(What the exercise asks): Everything from the first line of the data through the line with "PolarGrid, PolarAngleAxis, PolarRadiusAxis" is to be echoed exactly, minus the pictures.
★ ★ ★ ★
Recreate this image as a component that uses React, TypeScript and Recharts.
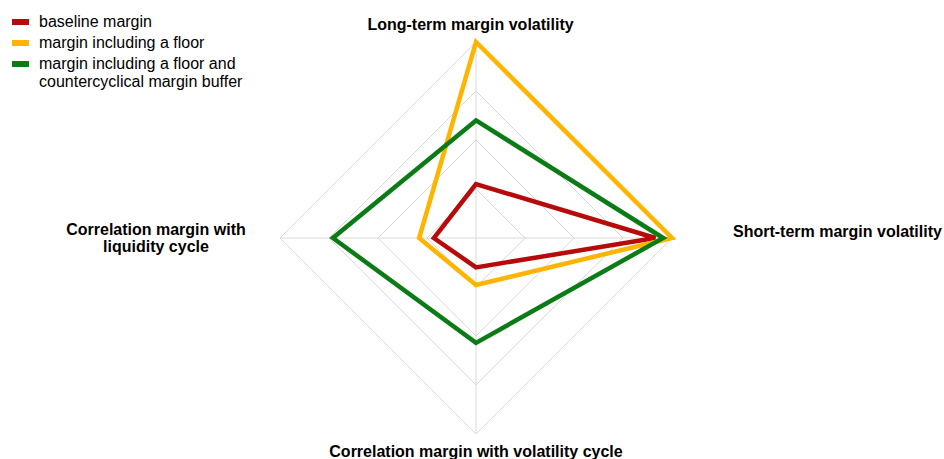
import React from 'react';
import { RadarChart, Radar, PolarGrid, PolarAngleAxis, PolarRadiusAxis } from 'recharts';

const categories = [
  'Long-term margin volatility',
  'Short-term margin volatility',
  'Correlation margin with volatility cycle',
  'Correlation margin with\nliquidity cycle',
];
const baselineMargin = [0.275, 0.915, 0.15, 0.215];
const marginFloor = [1.0, 1.0, 0.24, 0.29];
const marginFloorBuffer = [0.6, 0.955, 0.535, 0.73];
const seriesKeys = ['baseline', 'floor', 'buffer'];
const seriesNames = [
  'baseline margin',
  'margin including a floor',
  'margin including a floor and\ncountercyclical margin buffer',
];
const seriesColors = ['#b70b0b', '#ffb400', '#0b7b16'];
const radiusTicks = [0, 0.25, 0.5, 0.75, 1];

const data = categories.map((c, i) => ({
  category: c,
  baseline: baselineMargin[i],
  floor: marginFloor[i],
  buffer: marginFloorBuffer[i],
}));

const FONT = '"Liberation Sans", Arial, sans-serif';

const AngleTick = (props: any) => {
  const { x, y, payload, textAnchor } = props;
  const lines = String(payload.value).split('\n');
  let tx = x;
  let ty = y;
  let anchor = textAnchor;
  if (textAnchor === 'middle' && y < 238) {
    tx = x - 5.5;
    ty = y - 4;
  } else if (textAnchor === 'middle') {
    ty = y + 15;
  } else if (textAnchor === 'start') {
    tx = x + 53;
    ty = y - 1;
  } else {
    tx = x - 116;
    ty = y - 3.5;
    anchor = 'middle';
  }
  return (
    <text x={tx} y={ty} textAnchor={anchor} fontFamily={FONT} fontSize={16} fontWeight="bold" fill="#000">
      {lines.map((l, i) => (
        <tspan key={i} x={tx} dy={i === 0 ? 0 : 17}>
          {l}
        </tspan>
      ))}
    </text>
  );
};

const LegendOverlay = () => {
  const swatchY = [19, 40, 61];
  const textY = [27, 48, 69];
  return (
    <svg width={300} height={100} style={{ position: 'absolute', left: 0, top: 0 }}>
      {seriesNames.map((name, i) => {
        const lines = name.split('\n');
        return (
          <g key={i}>
            <rect x={12} y={swatchY[i]} width={17} height={6} fill={seriesColors[i]} />
            <text x={39} y={textY[i]} fontFamily={FONT} fontSize={16} fill="#000">
              {lines.map((l, j) => (
                <tspan key={j} x={39} dy={j === 0 ? 0 : 18}>
                  {l}
                </tspan>
              ))}
            </text>
          </g>
        );
      })}
    </svg>
  );
};

export default function App() {
  return (
    <div style={{ position: 'absolute', left: 0, top: 0, width: 944, height: 459, background: '#fff' }}>
      <RadarChart
        width={944}
        height={459}
        data={data}
        cx={476}
        cy={238}
        outerRadius={196}
        margin={{ top: 0, right: 0, bottom: 0, left: 0 }}
        startAngle={90}
        endAngle={-270}
      >
        <PolarGrid gridType="polygon" stroke="#d9d9d9" strokeWidth={1} />
        <PolarRadiusAxis domain={[0, 1]} ticks={radiusTicks as any} tickCount={5} axisLine={false} tick={false} />
        <PolarAngleAxis dataKey="category" tick={<AngleTick />} tickLine={false} axisLine={false} />
        {seriesKeys.map((k, i) => (
          <Radar
            key={k}
            dataKey={k}
            name={seriesNames[i]}
            stroke={seriesColors[i]}
            strokeWidth={4.5}
            fill="none"
            fillOpacity={0}
            isAnimationActive={false}
            dot={false}
          />
        ))}
      </RadarChart>
      <LegendOverlay />
    </div>
  );
}
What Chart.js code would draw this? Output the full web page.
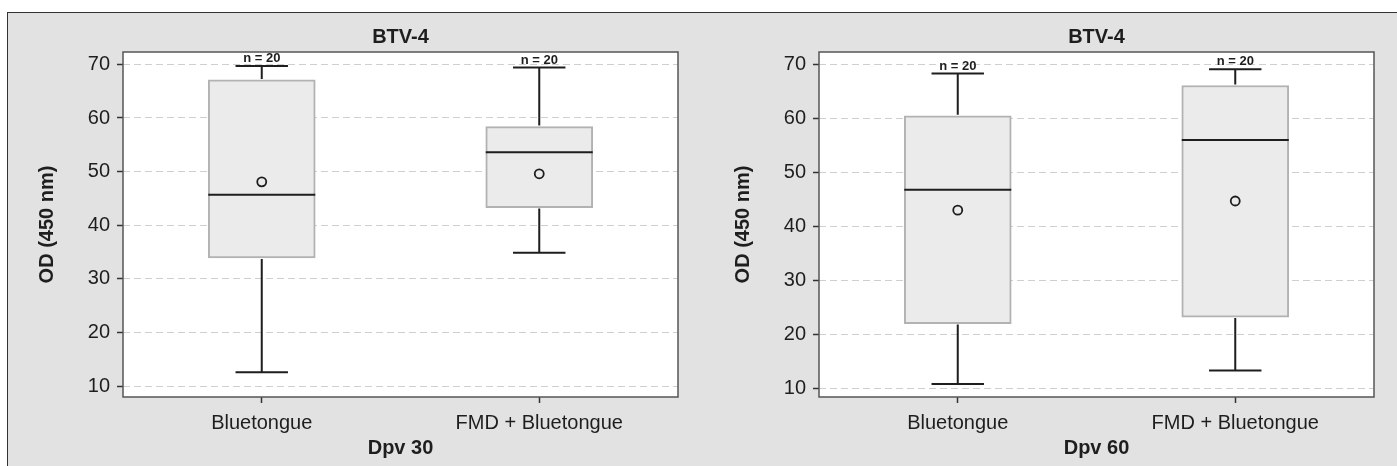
<!DOCTYPE html>
<html>
<head>
<meta charset="utf-8">
<script src="https://cdn.jsdelivr.net/npm/chart.js@4/dist/chart.umd.min.js"></script>
<style>
  html, body { margin: 0; padding: 0; background: #fff; width: 1397px; height: 466px; overflow: hidden; position: relative; }
  #frame { position: absolute; left: 7px; top: 12px; width: 1420px; height: 480px; background: #e2e2e2;
           border-top: 1.5px solid #333; border-left: 1.5px solid #333; }
  .panel { position: absolute; top: 0; height: 466px; }
  #p1 { left: 0; width: 698px; }
  #p2 { left: 698px; width: 699px; }
</style>
</head>
<body>
<div id="frame"></div>
<div class="panel" id="p1"><canvas id="c1" width="698" height="466"></canvas></div>
<div class="panel" id="p2"><canvas id="c2" width="699" height="466"></canvas></div>
<script>
// Groups and axis ticks
const categories = ['Bluetongue', 'FMD + Bluetongue'];
const yTicks = [10, 20, 30, 40, 50, 60, 70];

// Day 30 post vaccination: five-number summaries, means and group sizes
const d30Low    = [12.6, 34.9];
const d30Q1     = [33.9, 43.3];
const d30Median = [45.7, 53.6];
const d30Q3     = [67.1, 58.4];
const d30High   = [69.7, 69.4];
const d30Mean   = [48.1, 49.6];
const d30N      = [20, 20];

// Day 60 post vaccination
const d60Low    = [10.8, 13.3];
const d60Q1     = [22.0, 23.2];
const d60Median = [46.8, 56.0];
const d60Q3     = [60.5, 66.1];
const d60High   = [68.3, 69.1];
const d60Mean   = [43.0, 44.7];
const d60N      = [20, 20];

const FONT = "'Liberation Sans', Arial, Helvetica, sans-serif";
const INK = '#1e1e1e';
Chart.defaults.font.family = FONT;

// White plot background and dark frame around the chart area
const plotFrame = {
  id: 'plotFrame',
  beforeDraw(chart) {
    const { ctx, chartArea: a } = chart;
    ctx.save();
    ctx.fillStyle = '#ffffff';
    ctx.fillRect(a.left, a.top, a.right - a.left, a.bottom - a.top);
    ctx.restore();
  },
  afterDraw(chart) {
    const { ctx, chartArea: a } = chart;
    ctx.save();
    ctx.strokeStyle = '#555';
    ctx.lineWidth = 1.5;
    ctx.strokeRect(a.left, a.top, a.right - a.left, a.bottom - a.top);
    ctx.restore();
  }
};

// Whiskers, caps, medians and group-size labels drawn on the chart's own scales
const boxExtras = {
  id: 'boxExtras',
  afterDatasetsDraw(chart, args, opts) {
    const { ctx, scales: { x, y } } = chart;
    const s = opts.stats;
    const bars = chart.getDatasetMeta(0).data;
    ctx.save();
    ctx.strokeStyle = INK;
    ctx.lineWidth = 2;
    s.median.forEach((m, i) => {
      const cx = x.getPixelForValue(i);
      const bw = bars[i].width;
      const capHalf = bw * 0.245;
      const yLow = y.getPixelForValue(s.low[i]);
      const yQ1 = y.getPixelForValue(s.q1[i]);
      const yQ3 = y.getPixelForValue(s.q3[i]);
      const yHigh = y.getPixelForValue(s.high[i]);
      const yMed = y.getPixelForValue(m);
      ctx.beginPath();
      // upper whisker and cap
      ctx.moveTo(cx, yQ3 - 1); ctx.lineTo(cx, yHigh);
      ctx.moveTo(cx - capHalf, yHigh); ctx.lineTo(cx + capHalf, yHigh);
      // lower whisker and cap
      ctx.moveTo(cx, yQ1 + 1); ctx.lineTo(cx, yLow);
      ctx.moveTo(cx - capHalf, yLow); ctx.lineTo(cx + capHalf, yLow);
      // median
      ctx.moveTo(cx - bw / 2, yMed); ctx.lineTo(cx + bw / 2, yMed);
      ctx.stroke();

      ctx.fillStyle = INK;
      ctx.font = 'bold 13px ' + FONT;
      ctx.textAlign = 'center';
      ctx.textBaseline = 'bottom';
      ctx.fillText('n = ' + s.n[i], cx, yHigh - 1);
    });
    ctx.restore();
  }
};

function makeChart(id, xTitle, stats, yMin, yMax, padLeft, padRight) {
  return new Chart(document.getElementById(id), {
    type: 'bar',
    data: {
      labels: categories,
      datasets: [
        {
          type: 'bar',
          data: stats.q1.map((q, i) => [q, stats.q3[i]]),
          backgroundColor: '#ebebeb',
          borderColor: '#b2b2b2',
          borderWidth: 2,
          borderSkipped: false,
          barThickness: 107,
          order: 2
        },
        {
          type: 'line',
          data: stats.mean,
          showLine: false,
          pointStyle: 'circle',
          pointRadius: 4.5,
          pointBorderWidth: 1.8,
          pointBorderColor: INK,
          pointBackgroundColor: 'rgba(0,0,0,0)',
          order: 1
        }
      ]
    },
    options: {
      responsive: false,
      animation: false,
      devicePixelRatio: 1,
      layout: { padding: { left: padLeft, right: padRight, top: 0, bottom: 0 } },
      plugins: {
        legend: { display: false },
        tooltip: { enabled: false },
        title: {
          display: true,
          text: 'BTV-4',
          fullSize: false,
          color: INK,
          font: { size: 20, weight: 'bold' },
          padding: { top: 25, bottom: 3 }
        },
        boxExtras: { stats }
      },
      scales: {
        x: {
          type: 'category',
          offset: true,
          grid: { display: true, drawOnChartArea: false, offset: false, tickLength: 6, tickColor: '#333', tickWidth: 1.5 },
          border: { display: false },
          ticks: { color: INK, font: { size: 20 }, padding: 8, maxRotation: 0 },
          title: { display: true, text: xTitle, color: INK, font: { size: 20, weight: 'bold' }, padding: { top: 0, bottom: 6 } },
          afterFit(s) { s.height = 69; }
        },
        y: {
          type: 'linear',
          min: yMin,
          max: yMax,
          afterBuildTicks(s) { s.ticks = yTicks.map(v => ({ value: v })); },
          grid: { color: '#cfcfcf', lineWidth: 1, tickLength: 6, tickColor: '#333', tickWidth: 1.5, tickBorderDash: [] },
          border: { display: false, dash: [7, 4] },
          ticks: { color: INK, font: { size: 20 }, padding: 7 },
          title: { display: true, text: 'OD (450 nm)', color: INK, font: { size: 20, weight: 'bold' }, padding: { top: 4, bottom: 4 } },
          afterFit(s) { s.width = 92; }
        }
      }
    },
    plugins: [plotFrame, boxExtras]
  });
}

makeChart('c1', 'Dpv 30',
  { low: d30Low, q1: d30Q1, median: d30Median, q3: d30Q3, high: d30High, mean: d30Mean, n: d30N },
  8.0, 72.3, 31, 20);

makeChart('c2', 'Dpv 60',
  { low: d60Low, q1: d60Q1, median: d60Median, q3: d60Q3, high: d60High, mean: d60Mean, n: d60N },
  8.4, 72.3, 29, 23);
</script>
</body>
</html>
★ ★ ★ ★
(Result of the task):
Recreate this image as a component that uses React, TypeScript and Recharts.
import React from 'react';
import { RadarChart, Radar, PolarGrid, PolarAngleAxis, PolarRadiusAxis } from 'recharts';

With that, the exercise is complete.